The Honour of Payback

I had the honor of holding the door open to the other side for both my mom and my dad. Dad was terrified of the thought of living without His wife of 68 years, and in her last days on this plane Mom wore a haunted expression of one that is aware of her imminent leaving.

As the only child it was up to me alone to learn how to assist them to their respective continuation days. The question was how could I hold the door open for them when I was so full of fear myself?

I missed my parents even before they left. In the bliss of euphoric recall my childhood took on a golden glow of unshakeable care for what seemed like forever. I knew nothing else, I didn’t know there was anything else until much, much later. There was always a place to go home to, no matter that I never did. Just the thought of the support back there was enough to sustain me through the bad times far from home.
Of course I knew intellectually this family relationship was far from perfect, that would have been a fairytale. Relationships are messy and uncomfortable , we were no different than billions of other families but it was happening in my family now.
We all grieve in respect for
our cultural norms. I began to feel like an orphan even before the process began. The thought that they could no longer save me from myself was a shock . I came to that realization with a sick feeling on a chilly midnight, sitting in the pharmacy with my pyjama top tucked into my jeans.

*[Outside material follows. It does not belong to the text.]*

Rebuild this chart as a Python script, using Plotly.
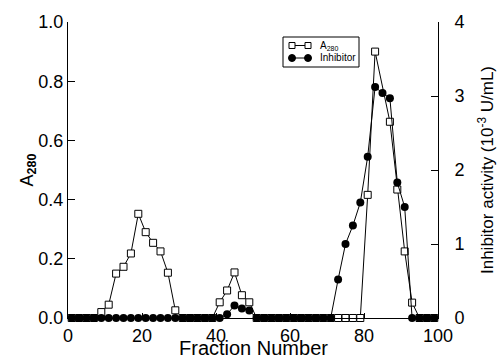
import plotly.graph_objects as go

# Fractions (odd-numbered fractions 1..99)
fractions = list(range(1, 100, 2))

# A280 (left axis); fraction 85 hidden under the inhibitor marker in the original
a280 = [0, 0, 0, 0, 0.02, 0.045, 0.15, 0.173, 0.218, 0.352,
        0.29, 0.254, 0.225, 0.153, 0.026, 0, 0, 0, 0, 0,
        0.053, 0.093, 0.154, 0.077, 0.053, 0, 0, 0, 0, 0,
        0, 0, 0, 0, 0, 0, 0, 0, 0, 0,
        0.416, 0.90, None, 0.663, 0.434, 0.225, 0.052, 0, 0, 0]

# Inhibitor activity (right axis, 10^-3 U/mL)
inhibitor = [0, 0, 0, 0, 0, 0, 0, 0, 0, 0,
             0, 0, 0, 0, 0, 0, 0, 0, 0, 0,
             0, 0.05, 0.17, 0.13, 0.10, 0, 0, 0, 0, 0,
             0, 0, 0, 0, 0, 0, 0.52, 1.0, 1.25, 1.56,
             2.18, 3.12, 3.04, 2.97, 1.83, 1.50, 0, 0, 0, 0]

x_ticks = [0, 20, 40, 60, 80, 100]
y_ticks = [0.0, 0.2, 0.4, 0.6, 0.8, 1.0]
y2_ticks = [0, 1, 2, 3, 4]

series_names = ["A<sub>280</sub>", "Inhibitor"]
x_title = "Fraction Number"

FONT = "Arial, 'Liberation Sans', sans-serif"

fig = go.Figure()
fig.add_trace(go.Scatter(
    x=fractions, y=a280, name=series_names[0], mode="lines+markers",
    line=dict(color="black", width=1), connectgaps=True,
    marker=dict(symbol="square", size=7, color="white", line=dict(color="black", width=1)),
    cliponaxis=False, yaxis="y", showlegend=False))
fig.add_trace(go.Scatter(
    x=fractions, y=inhibitor, name=series_names[1], mode="lines+markers",
    line=dict(color="black", width=1),
    marker=dict(symbol="circle", size=8, color="black"),
    cliponaxis=False, yaxis="y2", showlegend=False))

# plot area: x 68..438 px, y 22..318 px
def px(xp):
    return (xp - 68) / 370.0

def py(yp):
    return (318 - yp) / 296.0

shapes = []
annotations = []
# ---- custom legend (box with marker-line-marker glyphs) ----
shapes.append(dict(type="rect", xref="paper", yref="paper",
                   x0=px(283), x1=px(359), y0=py(67), y1=py(37),
                   line=dict(color="black", width=1), fillcolor="white", layer="above"))
rows_y = [py(45.5), py(58)]
sym_x = [px(292), px(308)]
for i, ry in enumerate(rows_y):
    shapes.append(dict(type="line", xref="paper", yref="paper",
                       x0=sym_x[0], x1=sym_x[1], y0=ry, y1=ry,
                       line=dict(color="black", width=1)))
    for sx in sym_x:
        if i == 0:
            shapes.append(dict(type="rect", xref="paper", yref="paper",
                               xsizemode="pixel", ysizemode="pixel",
                               xanchor=sx, yanchor=ry, x0=-3, x1=3, y0=-3, y1=3,
                               line=dict(color="black", width=1), fillcolor="white"))
        else:
            shapes.append(dict(type="circle", xref="paper", yref="paper",
                               xsizemode="pixel", ysizemode="pixel",
                               xanchor=sx, yanchor=ry, x0=-3.5, x1=3.5, y0=-3.5, y1=3.5,
                               line=dict(color="black", width=1), fillcolor="black"))
    annotations.append(dict(text=series_names[i], xref="paper", yref="paper",
                            x=px(318), y=ry, xanchor="left", yanchor="middle",
                            showarrow=False, font=dict(size=10, family=FONT)))

# x-axis title placed as annotation (as low as in the original)
annotations.append(dict(text=x_title, xref="paper", yref="paper",
                        x=0.5, y=py(361), xanchor="center", yanchor="bottom",
                        showarrow=False, font=dict(size=20, family=FONT)))

fig.update_layout(
    width=497, height=360,
    margin=dict(l=68, r=59, t=22, b=42),
    paper_bgcolor="white", plot_bgcolor="white",
    font=dict(family=FONT, color="black"),
    showlegend=False,
    shapes=shapes, annotations=annotations,
    xaxis=dict(range=[0, 100], tickvals=x_ticks, ticks="inside", ticklen=5,
               tickcolor="black", showline=True, linecolor="black", linewidth=1,
               showgrid=False, zeroline=False, tickfont=dict(size=18),
               ticklabelstandoff=1, automargin=False),
    yaxis=dict(range=[0, 1], tickvals=y_ticks, tickformat=".1f", ticks="inside",
               ticklen=7, tickcolor="black", showline=True, linecolor="black",
               linewidth=1, showgrid=False, zeroline=False, tickfont=dict(size=18),
               title=dict(text="A<sub><b>280</b></sub>", font=dict(size=18), standoff=0),
               automargin=False),
    yaxis2=dict(range=[0, 4], tickvals=y2_ticks, overlaying="y", side="right",
                ticks="inside", ticklen=7, tickcolor="black", showline=True,
                linecolor="black", linewidth=1, showgrid=False, zeroline=False,
                tickfont=dict(size=18), ticklabelstandoff=12,
                title=dict(text="Inhibitor activity (10<sup>-3</sup> U/mL)",
                           font=dict(size=17), standoff=18),
                automargin=False),
)

fig.write_html("out.html")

The phone had shrilled on my bedside table and I woke already sitting up. Midnight calls are like air raid sirens. They strike terror into a heart that knows even at rest what
it ‘s waiting for, it’s purely visceral. Of course it was my dad asking me to go and pick up an emergency prescription for mom. His voice was quivering from exhaustion and fear. It was hard being a caregiver at his age. Being the only child made us a caregiving team, looking after a stubborn mom who refused to go into a care home. She knew she would never come out again. It was a death watch and the three of us knew it.
I was impatient as I sat waiting in the all night pharmacy. It was all about me. I watched the night people eying me, gauging my possible receptivity for a handout. I glared at them and they skittered away. Then as I settled in to wait for my mother’s drugs I realized I was a grown up.

It hit me like a ton of bricks. I could make a living amends to them both right now!! Payback for all the pain I had thoughtlessly caused them throughout my life. I could honour them, take responsibility and smooth the way for them. Be the one they could lean on instead of the other way around. Suddenly the self pity melted away. Who cares if I’m tired at work tomorrow! This is the miracle! In one instant my whole attitude changed. I would be a tower of strength for them.
It was a spiritual awakening sitting in a hard plastic chair with glaring fluorescents accentuating the dingy floor. I am an adult child! Who would have ever thought!